STORED DATA

☆ ☆ ☆ ☆

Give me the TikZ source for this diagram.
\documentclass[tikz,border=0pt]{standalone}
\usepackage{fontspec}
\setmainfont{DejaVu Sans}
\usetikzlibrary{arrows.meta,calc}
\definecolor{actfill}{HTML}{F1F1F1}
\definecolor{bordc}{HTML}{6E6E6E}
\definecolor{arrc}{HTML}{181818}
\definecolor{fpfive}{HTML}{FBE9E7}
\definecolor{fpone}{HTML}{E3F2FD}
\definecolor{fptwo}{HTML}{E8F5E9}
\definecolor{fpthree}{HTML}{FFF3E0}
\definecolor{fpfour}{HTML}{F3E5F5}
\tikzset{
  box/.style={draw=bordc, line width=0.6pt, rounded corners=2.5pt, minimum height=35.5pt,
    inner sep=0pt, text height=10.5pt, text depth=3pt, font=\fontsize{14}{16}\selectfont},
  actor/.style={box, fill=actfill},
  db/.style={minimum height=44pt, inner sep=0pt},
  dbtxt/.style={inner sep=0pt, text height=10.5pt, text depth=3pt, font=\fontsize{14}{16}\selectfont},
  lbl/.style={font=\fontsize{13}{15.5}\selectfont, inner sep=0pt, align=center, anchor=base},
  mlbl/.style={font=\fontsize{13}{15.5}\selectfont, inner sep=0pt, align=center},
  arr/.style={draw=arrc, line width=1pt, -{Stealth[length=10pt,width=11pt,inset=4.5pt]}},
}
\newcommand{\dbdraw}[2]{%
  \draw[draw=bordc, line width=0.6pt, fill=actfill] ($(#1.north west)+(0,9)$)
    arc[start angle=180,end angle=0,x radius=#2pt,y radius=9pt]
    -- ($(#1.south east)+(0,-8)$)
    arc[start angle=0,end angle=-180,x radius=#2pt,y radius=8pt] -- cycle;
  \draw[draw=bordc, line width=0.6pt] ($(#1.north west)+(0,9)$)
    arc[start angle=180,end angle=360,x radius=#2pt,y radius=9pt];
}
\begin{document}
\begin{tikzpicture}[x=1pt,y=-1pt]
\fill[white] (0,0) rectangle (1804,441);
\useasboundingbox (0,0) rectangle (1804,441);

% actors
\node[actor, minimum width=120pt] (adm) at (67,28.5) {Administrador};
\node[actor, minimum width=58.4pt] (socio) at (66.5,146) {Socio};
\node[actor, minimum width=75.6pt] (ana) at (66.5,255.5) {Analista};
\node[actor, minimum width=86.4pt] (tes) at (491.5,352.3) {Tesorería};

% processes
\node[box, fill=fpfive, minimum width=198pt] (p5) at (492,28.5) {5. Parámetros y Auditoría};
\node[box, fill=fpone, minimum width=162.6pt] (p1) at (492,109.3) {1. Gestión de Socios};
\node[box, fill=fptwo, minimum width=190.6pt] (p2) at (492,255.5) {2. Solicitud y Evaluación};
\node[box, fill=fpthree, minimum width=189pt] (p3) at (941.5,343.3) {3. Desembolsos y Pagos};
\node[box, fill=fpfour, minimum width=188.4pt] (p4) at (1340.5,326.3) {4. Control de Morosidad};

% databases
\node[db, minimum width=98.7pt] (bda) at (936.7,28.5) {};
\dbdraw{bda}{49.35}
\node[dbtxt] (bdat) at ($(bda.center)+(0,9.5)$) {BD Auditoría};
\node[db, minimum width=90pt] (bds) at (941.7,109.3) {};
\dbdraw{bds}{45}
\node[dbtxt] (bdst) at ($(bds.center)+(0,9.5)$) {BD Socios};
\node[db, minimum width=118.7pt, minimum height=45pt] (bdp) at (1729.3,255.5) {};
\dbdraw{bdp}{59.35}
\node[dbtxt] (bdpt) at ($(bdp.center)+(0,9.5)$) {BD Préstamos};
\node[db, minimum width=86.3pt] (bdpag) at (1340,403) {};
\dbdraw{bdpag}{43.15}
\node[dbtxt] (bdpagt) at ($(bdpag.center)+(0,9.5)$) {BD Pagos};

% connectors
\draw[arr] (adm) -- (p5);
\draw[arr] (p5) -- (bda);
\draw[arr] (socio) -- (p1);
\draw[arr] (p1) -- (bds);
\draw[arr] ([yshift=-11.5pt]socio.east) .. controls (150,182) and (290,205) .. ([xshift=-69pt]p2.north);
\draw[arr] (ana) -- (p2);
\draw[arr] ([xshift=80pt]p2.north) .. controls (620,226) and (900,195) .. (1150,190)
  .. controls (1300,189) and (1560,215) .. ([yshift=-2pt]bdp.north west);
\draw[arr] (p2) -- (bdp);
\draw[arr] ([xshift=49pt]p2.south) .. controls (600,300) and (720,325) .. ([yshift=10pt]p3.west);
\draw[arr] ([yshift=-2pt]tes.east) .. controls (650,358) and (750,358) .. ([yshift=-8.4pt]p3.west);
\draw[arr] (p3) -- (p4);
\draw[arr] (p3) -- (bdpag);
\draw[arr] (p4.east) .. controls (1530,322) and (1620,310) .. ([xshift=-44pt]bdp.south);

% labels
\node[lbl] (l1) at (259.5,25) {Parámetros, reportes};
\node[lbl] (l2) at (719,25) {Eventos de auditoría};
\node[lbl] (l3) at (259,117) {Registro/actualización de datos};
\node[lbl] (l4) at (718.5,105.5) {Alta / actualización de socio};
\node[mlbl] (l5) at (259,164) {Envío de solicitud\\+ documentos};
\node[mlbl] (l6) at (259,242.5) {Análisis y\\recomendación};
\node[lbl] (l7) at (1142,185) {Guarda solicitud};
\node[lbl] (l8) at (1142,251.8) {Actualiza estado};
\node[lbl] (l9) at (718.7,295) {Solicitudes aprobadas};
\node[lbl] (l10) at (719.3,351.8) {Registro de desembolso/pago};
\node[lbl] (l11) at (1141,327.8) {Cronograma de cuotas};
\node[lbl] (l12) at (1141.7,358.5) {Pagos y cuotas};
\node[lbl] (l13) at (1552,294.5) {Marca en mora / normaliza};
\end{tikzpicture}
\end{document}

☆ ☆ ☆ ☆

PROBLEM STATEMENT
Your task is to transcribe the material exactly.

RESULT OF THE EXERCISE
Give me the TikZ source for this diagram.
\documentclass[tikz,border=0pt]{standalone}
\usepackage{fontspec}
\setmainfont{DejaVu Sans}
\usetikzlibrary{arrows.meta,calc}
\definecolor{actfill}{HTML}{F1F1F1}
\definecolor{bordc}{HTML}{6E6E6E}
\definecolor{arrc}{HTML}{181818}
\definecolor{fpfive}{HTML}{FBE9E7}
\definecolor{fpone}{HTML}{E3F2FD}
\definecolor{fptwo}{HTML}{E8F5E9}
\definecolor{fpthree}{HTML}{FFF3E0}
\definecolor{fpfour}{HTML}{F3E5F5}
\tikzset{
  box/.style={draw=bordc, line width=0.6pt, rounded corners=2.5pt, minimum height=35.5pt,
    inner sep=0pt, text height=10.5pt, text depth=3pt, font=\fontsize{14}{16}\selectfont},
  actor/.style={box, fill=actfill},
  db/.style={minimum height=44pt, inner sep=0pt},
  dbtxt/.style={inner sep=0pt, text height=10.5pt, text depth=3pt, font=\fontsize{14}{16}\selectfont},
  lbl/.style={font=\fontsize{13}{15.5}\selectfont, inner sep=0pt, align=center, anchor=base},
  mlbl/.style={font=\fontsize{13}{15.5}\selectfont, inner sep=0pt, align=center},
  arr/.style={draw=arrc, line width=1pt, -{Stealth[length=10pt,width=11pt,inset=4.5pt]}},
}
\newcommand{\dbdraw}[2]{%
  \draw[draw=bordc, line width=0.6pt, fill=actfill] ($(#1.north west)+(0,9)$)
    arc[start angle=180,end angle=0,x radius=#2pt,y radius=9pt]
    -- ($(#1.south east)+(0,-8)$)
    arc[start angle=0,end angle=-180,x radius=#2pt,y radius=8pt] -- cycle;
  \draw[draw=bordc, line width=0.6pt] ($(#1.north west)+(0,9)$)
    arc[start angle=180,end angle=360,x radius=#2pt,y radius=9pt];
}
\begin{document}
\begin{tikzpicture}[x=1pt,y=-1pt]
\fill[white] (0,0) rectangle (1804,441);
\useasboundingbox (0,0) rectangle (1804,441);

% actors
\node[actor, minimum width=120pt] (adm) at (67,28.5) {Administrador};
\node[actor, minimum width=58.4pt] (socio) at (66.5,146) {Socio};
\node[actor, minimum width=75.6pt] (ana) at (66.5,255.5) {Analista};
\node[actor, minimum width=86.4pt] (tes) at (491.5,352.3) {Tesorería};

% processes
\node[box, fill=fpfive, minimum width=198pt] (p5) at (492,28.5) {5. Parámetros y Auditoría};
\node[box, fill=fpone, minimum width=162.6pt] (p1) at (492,109.3) {1. Gestión de Socios};
\node[box, fill=fptwo, minimum width=190.6pt] (p2) at (492,255.5) {2. Solicitud y Evaluación};
\node[box, fill=fpthree, minimum width=189pt] (p3) at (941.5,343.3) {3. Desembolsos y Pagos};
\node[box, fill=fpfour, minimum width=188.4pt] (p4) at (1340.5,326.3) {4. Control de Morosidad};

% databases
\node[db, minimum width=98.7pt] (bda) at (936.7,28.5) {};
\dbdraw{bda}{49.35}
\node[dbtxt] (bdat) at ($(bda.center)+(0,9.5)$) {BD Auditoría};
\node[db, minimum width=90pt] (bds) at (941.7,109.3) {};
\dbdraw{bds}{45}
\node[dbtxt] (bdst) at ($(bds.center)+(0,9.5)$) {BD Socios};
\node[db, minimum width=118.7pt, minimum height=45pt] (bdp) at (1729.3,255.5) {};
\dbdraw{bdp}{59.35}
\node[dbtxt] (bdpt) at ($(bdp.center)+(0,9.5)$) {BD Préstamos};
\node[db, minimum width=86.3pt] (bdpag) at (1340,403) {};
\dbdraw{bdpag}{43.15}
\node[dbtxt] (bdpagt) at ($(bdpag.center)+(0,9.5)$) {BD Pagos};

% connectors
\draw[arr] (adm) -- (p5);
\draw[arr] (p5) -- (bda);
\draw[arr] (socio) -- (p1);
\draw[arr] (p1) -- (bds);
\draw[arr] ([yshift=-11.5pt]socio.east) .. controls (150,182) and (290,205) .. ([xshift=-69pt]p2.north);
\draw[arr] (ana) -- (p2);
\draw[arr] ([xshift=80pt]p2.north) .. controls (620,226) and (900,195) .. (1150,190)
  .. controls (1300,189) and (1560,215) .. ([yshift=-2pt]bdp.north west);
\draw[arr] (p2) -- (bdp);
\draw[arr] ([xshift=49pt]p2.south) .. controls (600,300) and (720,325) .. ([yshift=10pt]p3.west);
\draw[arr] ([yshift=-2pt]tes.east) .. controls (650,358) and (750,358) .. ([yshift=-8.4pt]p3.west);
\draw[arr] (p3) -- (p4);
\draw[arr] (p3) -- (bdpag);
\draw[arr] (p4.east) .. controls (1530,322) and (1620,310) .. ([xshift=-44pt]bdp.south);

% labels
\node[lbl] (l1) at (259.5,25) {Parámetros, reportes};
\node[lbl] (l2) at (719,25) {Eventos de auditoría};
\node[lbl] (l3) at (259,117) {Registro/actualización de datos};
\node[lbl] (l4) at (718.5,105.5) {Alta / actualización de socio};
\node[mlbl] (l5) at (259,164) {Envío de solicitud\\+ documentos};
\node[mlbl] (l6) at (259,242.5) {Análisis y\\recomendación};
\node[lbl] (l7) at (1142,185) {Guarda solicitud};
\node[lbl] (l8) at (1142,251.8) {Actualiza estado};
\node[lbl] (l9) at (718.7,295) {Solicitudes aprobadas};
\node[lbl] (l10) at (719.3,351.8) {Registro de desembolso/pago};
\node[lbl] (l11) at (1141,327.8) {Cronograma de cuotas};
\node[lbl] (l12) at (1141.7,358.5) {Pagos y cuotas};
\node[lbl] (l13) at (1552,294.5) {Marca en mora / normaliza};
\end{tikzpicture}
\end{document}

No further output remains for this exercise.